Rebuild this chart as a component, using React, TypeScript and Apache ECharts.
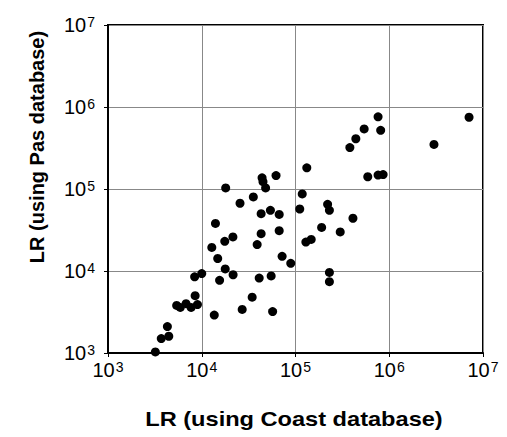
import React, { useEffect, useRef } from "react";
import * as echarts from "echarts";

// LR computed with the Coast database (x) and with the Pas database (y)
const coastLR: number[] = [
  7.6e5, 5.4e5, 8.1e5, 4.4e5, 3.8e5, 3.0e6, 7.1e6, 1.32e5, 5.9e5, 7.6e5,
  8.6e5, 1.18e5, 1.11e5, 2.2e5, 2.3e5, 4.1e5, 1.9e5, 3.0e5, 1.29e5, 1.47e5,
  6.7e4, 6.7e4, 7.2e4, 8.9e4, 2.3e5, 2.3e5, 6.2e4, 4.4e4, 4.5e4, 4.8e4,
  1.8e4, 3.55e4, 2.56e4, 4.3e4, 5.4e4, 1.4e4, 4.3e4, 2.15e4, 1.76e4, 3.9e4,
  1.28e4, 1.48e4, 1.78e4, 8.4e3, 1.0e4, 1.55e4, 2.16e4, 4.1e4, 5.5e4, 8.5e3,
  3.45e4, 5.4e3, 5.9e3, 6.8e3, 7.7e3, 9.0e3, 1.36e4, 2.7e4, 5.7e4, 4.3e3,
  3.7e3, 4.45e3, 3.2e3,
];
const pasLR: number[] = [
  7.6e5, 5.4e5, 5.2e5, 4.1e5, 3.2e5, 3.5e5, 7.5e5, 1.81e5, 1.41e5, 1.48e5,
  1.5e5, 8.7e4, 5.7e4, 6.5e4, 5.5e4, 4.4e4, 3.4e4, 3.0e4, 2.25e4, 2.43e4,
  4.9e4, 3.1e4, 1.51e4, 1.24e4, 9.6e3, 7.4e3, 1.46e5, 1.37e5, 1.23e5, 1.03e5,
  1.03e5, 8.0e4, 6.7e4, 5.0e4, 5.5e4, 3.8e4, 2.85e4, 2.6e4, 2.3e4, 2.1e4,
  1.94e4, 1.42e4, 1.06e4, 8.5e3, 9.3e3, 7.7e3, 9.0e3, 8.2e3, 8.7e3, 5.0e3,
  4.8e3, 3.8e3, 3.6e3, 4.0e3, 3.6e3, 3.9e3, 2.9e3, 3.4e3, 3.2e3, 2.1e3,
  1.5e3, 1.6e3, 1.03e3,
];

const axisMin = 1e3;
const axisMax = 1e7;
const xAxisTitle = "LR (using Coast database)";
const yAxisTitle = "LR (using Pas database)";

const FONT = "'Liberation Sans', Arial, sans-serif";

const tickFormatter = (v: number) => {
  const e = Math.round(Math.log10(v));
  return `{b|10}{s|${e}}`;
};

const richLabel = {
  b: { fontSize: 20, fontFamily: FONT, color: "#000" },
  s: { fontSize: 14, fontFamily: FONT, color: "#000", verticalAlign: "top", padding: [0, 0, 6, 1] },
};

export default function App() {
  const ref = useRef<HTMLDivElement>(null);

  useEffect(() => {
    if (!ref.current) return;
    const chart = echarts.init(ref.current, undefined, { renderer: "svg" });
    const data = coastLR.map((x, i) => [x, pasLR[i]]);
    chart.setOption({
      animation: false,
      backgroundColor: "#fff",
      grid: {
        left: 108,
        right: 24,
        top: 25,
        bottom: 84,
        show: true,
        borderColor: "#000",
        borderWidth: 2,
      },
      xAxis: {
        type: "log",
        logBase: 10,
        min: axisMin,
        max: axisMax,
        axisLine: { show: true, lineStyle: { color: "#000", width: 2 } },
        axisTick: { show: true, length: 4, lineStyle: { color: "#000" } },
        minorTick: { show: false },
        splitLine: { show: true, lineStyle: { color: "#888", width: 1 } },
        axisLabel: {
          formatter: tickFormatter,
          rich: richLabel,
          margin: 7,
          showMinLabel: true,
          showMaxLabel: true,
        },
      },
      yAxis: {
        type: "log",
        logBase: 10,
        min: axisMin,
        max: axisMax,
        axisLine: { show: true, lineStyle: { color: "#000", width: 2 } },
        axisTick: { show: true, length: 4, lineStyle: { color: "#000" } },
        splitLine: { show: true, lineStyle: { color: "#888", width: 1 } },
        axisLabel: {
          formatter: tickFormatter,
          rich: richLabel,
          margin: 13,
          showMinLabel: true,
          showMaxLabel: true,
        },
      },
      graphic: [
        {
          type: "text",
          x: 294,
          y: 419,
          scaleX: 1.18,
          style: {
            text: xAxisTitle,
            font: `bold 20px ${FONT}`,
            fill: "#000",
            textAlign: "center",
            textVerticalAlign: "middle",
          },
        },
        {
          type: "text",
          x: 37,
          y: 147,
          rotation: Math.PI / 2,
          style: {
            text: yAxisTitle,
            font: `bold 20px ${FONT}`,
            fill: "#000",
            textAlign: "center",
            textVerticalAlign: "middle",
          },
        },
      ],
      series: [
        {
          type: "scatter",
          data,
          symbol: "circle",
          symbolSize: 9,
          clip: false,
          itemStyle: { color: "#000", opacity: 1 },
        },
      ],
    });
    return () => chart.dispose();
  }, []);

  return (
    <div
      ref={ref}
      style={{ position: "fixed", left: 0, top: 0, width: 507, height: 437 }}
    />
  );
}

────────

### [Problem details]
Reproduce each line exactly, please, except for any pictures.

### [Solution to this exercise]
Rebuild this chart as a component, using React, TypeScript and Apache ECharts.
import React, { useEffect, useRef } from "react";
import * as echarts from "echarts";

// LR computed with the Coast database (x) and with the Pas database (y)
const coastLR: number[] = [
  7.6e5, 5.4e5, 8.1e5, 4.4e5, 3.8e5, 3.0e6, 7.1e6, 1.32e5, 5.9e5, 7.6e5,
  8.6e5, 1.18e5, 1.11e5, 2.2e5, 2.3e5, 4.1e5, 1.9e5, 3.0e5, 1.29e5, 1.47e5,
  6.7e4, 6.7e4, 7.2e4, 8.9e4, 2.3e5, 2.3e5, 6.2e4, 4.4e4, 4.5e4, 4.8e4,
  1.8e4, 3.55e4, 2.56e4, 4.3e4, 5.4e4, 1.4e4, 4.3e4, 2.15e4, 1.76e4, 3.9e4,
  1.28e4, 1.48e4, 1.78e4, 8.4e3, 1.0e4, 1.55e4, 2.16e4, 4.1e4, 5.5e4, 8.5e3,
  3.45e4, 5.4e3, 5.9e3, 6.8e3, 7.7e3, 9.0e3, 1.36e4, 2.7e4, 5.7e4, 4.3e3,
  3.7e3, 4.45e3, 3.2e3,
];
const pasLR: number[] = [
  7.6e5, 5.4e5, 5.2e5, 4.1e5, 3.2e5, 3.5e5, 7.5e5, 1.81e5, 1.41e5, 1.48e5,
  1.5e5, 8.7e4, 5.7e4, 6.5e4, 5.5e4, 4.4e4, 3.4e4, 3.0e4, 2.25e4, 2.43e4,
  4.9e4, 3.1e4, 1.51e4, 1.24e4, 9.6e3, 7.4e3, 1.46e5, 1.37e5, 1.23e5, 1.03e5,
  1.03e5, 8.0e4, 6.7e4, 5.0e4, 5.5e4, 3.8e4, 2.85e4, 2.6e4, 2.3e4, 2.1e4,
  1.94e4, 1.42e4, 1.06e4, 8.5e3, 9.3e3, 7.7e3, 9.0e3, 8.2e3, 8.7e3, 5.0e3,
  4.8e3, 3.8e3, 3.6e3, 4.0e3, 3.6e3, 3.9e3, 2.9e3, 3.4e3, 3.2e3, 2.1e3,
  1.5e3, 1.6e3, 1.03e3,
];

const axisMin = 1e3;
const axisMax = 1e7;
const xAxisTitle = "LR (using Coast database)";
const yAxisTitle = "LR (using Pas database)";

const FONT = "'Liberation Sans', Arial, sans-serif";

const tickFormatter = (v: number) => {
  const e = Math.round(Math.log10(v));
  return `{b|10}{s|${e}}`;
};

const richLabel = {
  b: { fontSize: 20, fontFamily: FONT, color: "#000" },
  s: { fontSize: 14, fontFamily: FONT, color: "#000", verticalAlign: "top", padding: [0, 0, 6, 1] },
};

export default function App() {
  const ref = useRef<HTMLDivElement>(null);

  useEffect(() => {
    if (!ref.current) return;
    const chart = echarts.init(ref.current, undefined, { renderer: "svg" });
    const data = coastLR.map((x, i) => [x, pasLR[i]]);
    chart.setOption({
      animation: false,
      backgroundColor: "#fff",
      grid: {
        left: 108,
        right: 24,
        top: 25,
        bottom: 84,
        show: true,
        borderColor: "#000",
        borderWidth: 2,
      },
      xAxis: {
        type: "log",
        logBase: 10,
        min: axisMin,
        max: axisMax,
        axisLine: { show: true, lineStyle: { color: "#000", width: 2 } },
        axisTick: { show: true, length: 4, lineStyle: { color: "#000" } },
        minorTick: { show: false },
        splitLine: { show: true, lineStyle: { color: "#888", width: 1 } },
        axisLabel: {
          formatter: tickFormatter,
          rich: richLabel,
          margin: 7,
          showMinLabel: true,
          showMaxLabel: true,
        },
      },
      yAxis: {
        type: "log",
        logBase: 10,
        min: axisMin,
        max: axisMax,
        axisLine: { show: true, lineStyle: { color: "#000", width: 2 } },
        axisTick: { show: true, length: 4, lineStyle: { color: "#000" } },
        splitLine: { show: true, lineStyle: { color: "#888", width: 1 } },
        axisLabel: {
          formatter: tickFormatter,
          rich: richLabel,
          margin: 13,
          showMinLabel: true,
          showMaxLabel: true,
        },
      },
      graphic: [
        {
          type: "text",
          x: 294,
          y: 419,
          scaleX: 1.18,
          style: {
            text: xAxisTitle,
            font: `bold 20px ${FONT}`,
            fill: "#000",
            textAlign: "center",
            textVerticalAlign: "middle",
          },
        },
        {
          type: "text",
          x: 37,
          y: 147,
          rotation: Math.PI / 2,
          style: {
            text: yAxisTitle,
            font: `bold 20px ${FONT}`,
            fill: "#000",
            textAlign: "center",
            textVerticalAlign: "middle",
          },
        },
      ],
      series: [
        {
          type: "scatter",
          data,
          symbol: "circle",
          symbolSize: 9,
          clip: false,
          itemStyle: { color: "#000", opacity: 1 },
        },
      ],
    });
    return () => chart.dispose();
  }, []);

  return (
    <div
      ref={ref}
      style={{ position: "fixed", left: 0, top: 0, width: 507, height: 437 }}
    />
  );
}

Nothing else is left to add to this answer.